A trade group wants state officials to reinforce their authority over natural-gas drilling operations, force some reluctant landowners to sell their gas and tax new wells at a low rate during years when they're at their costliest but also producing the most gas.
Those are some of the legislative and regulatory priorities that the Cecil-based Marcellus Shale Coalition outlines in an internal policy document obtained by the Pittsburgh Post-Gazette and other media.
The coalition acknowledged the document, marked "draft confidential," but said many of the proposals had been on its website -- www.marcelluscoalition.org -- since spring.
The document says drilling should be a use by right in all zoning districts, even as Pittsburgh and other municipalities have proposed bans or zoning restrictions. It also says the state should encourage natural gas consumption and oppose anti-drilling arguments that "are not logically or scientifically based."
Kathryn Klaber, coalition president and executive director, said such steps would promote the orderly, efficient harvesting of the gas and protect landowners who want to lease their mineral rights.

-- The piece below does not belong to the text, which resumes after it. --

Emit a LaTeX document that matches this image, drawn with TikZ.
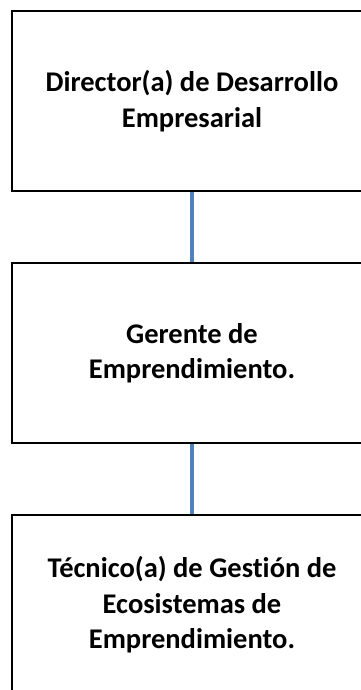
\documentclass[tikz,border=0pt]{standalone}
\usepackage{fontspec}
\setmainfont{Carlito}[Ligatures=NoCommon]
\usetikzlibrary{positioning}
\definecolor{lineblue}{HTML}{4F81BD}

\tikzset{
  cargo/.style={draw=black, line width=2pt, minimum width=360pt, minimum height=180pt,
    inner sep=0pt, outer sep=0pt, align=center,
    font=\fontsize{28.5}{35.5}\selectfont\bfseries},
  enlace/.style={draw=lineblue, line width=4pt, shorten <=1pt, shorten >=1pt}
}

\begin{document}
\begin{tikzpicture}[x=1pt,y=1pt]
		\useasboundingbox (0,0) rectangle (360,-690);	% page
		
		% boxes
		\node[cargo] (director) at (192,-101) {Director(a) de Desarrollo\\Empresarial};
		\node[cargo, below=72pt of director] (gerente) {Gerente de\\Emprendimiento.};
		\node[cargo, below=72pt of gerente] (tecnico) {Técnico(a) de Gestión de\\Ecosistemas de\\Emprendimiento.};
		
		% links
		\draw[enlace] (director.south) -- (gerente.north);
		\draw[enlace] (gerente.south) -- (tecnico.north);
\end{tikzpicture}
\end{document}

But Pittsburgh City Councilman Patrick Dowd, who has introduced a bill to place certain restrictions on drilling operations in the city, says the document inflames the debate over natural gas drilling.
"I think it's completely one-sided ... a failure to be evenhanded," Mr. Dowd said.
Ken Weir, a Lincoln Place resident and spokesman for the opposition group Marcellusprotest.org, said the industry's priorities signal "corporate greed."
Titled "A Holistic Solution to Modernizing Pennsylvania Policies Impacting Marcellus Shale Development," the document calls for the Legislature to bolster the Oil and Gas Act to give the state Department of Environmental Protection clearer, broader authority over enforcement of the industry.
Many municipalities lack the expertise to enforce environmental regulations, Ms. Klaber said. "We as a nation have put state governments in charge of that critical function," she said.
On its website, the group raises the specter of two or three officials in a municipality passing an ordinance to prevent gas exploration and says a pair of conflicting state Supreme Court decisions left the door open for municipalities to usurp state control. Pittsburgh City Councilman Doug Shields added to the coalition's concern this week with a proposal to ban drilling citywide for environmental reasons.
The coalition's website says state law should be clarified to specify that drilling is a permitted use in all zoning districts and in every municipality, while allowing municipalities to retain authority on issues such as "lot size, coverage, access and landscaping and safety features."
The document also calls for the state to adopt a "fair pooling" program to promote efficient development of gas fields. Critics refer to the concept as "forced pooling."
Gas companies employ or contract with landmen who negotiate drilling or extraction leases with property owners, but not all owners are interested.
The coalition wants the state to allow gas companies to extract gas from property owners who decline to sign leases if the holdouts hinder development of the resource on neighboring properties. According to the policy document, the pooling program would ensure "all property owners -- leased and nonleased -- are fairly compensated for gas extracted under their properties."
Ms. Klaber said it was unfair that some landowners could prevent neighbors from developing their mineral rights. Mr. Dowd and Mr. Weir said forced pooling wasn't the answer.
"One thing I know about Pennsylvania is that property rights are very, very important," Mr. Dowd said.
On its website, the coalition balks at a severance tax, noting that the industry pays a variety of other taxes and warning that harsh taxation will stymie capital investment. The internal policy document takes a different approach, suggesting a 1.5 percent severance tax on the market value of gas obtained from Marcellus Shale wells during their first five years of operation and a 5 percent tax after that.
Ms. Klaber said producers needed to recover capital costs during the initial years of a well's operation, but critics said that's also when wells produce the most gas.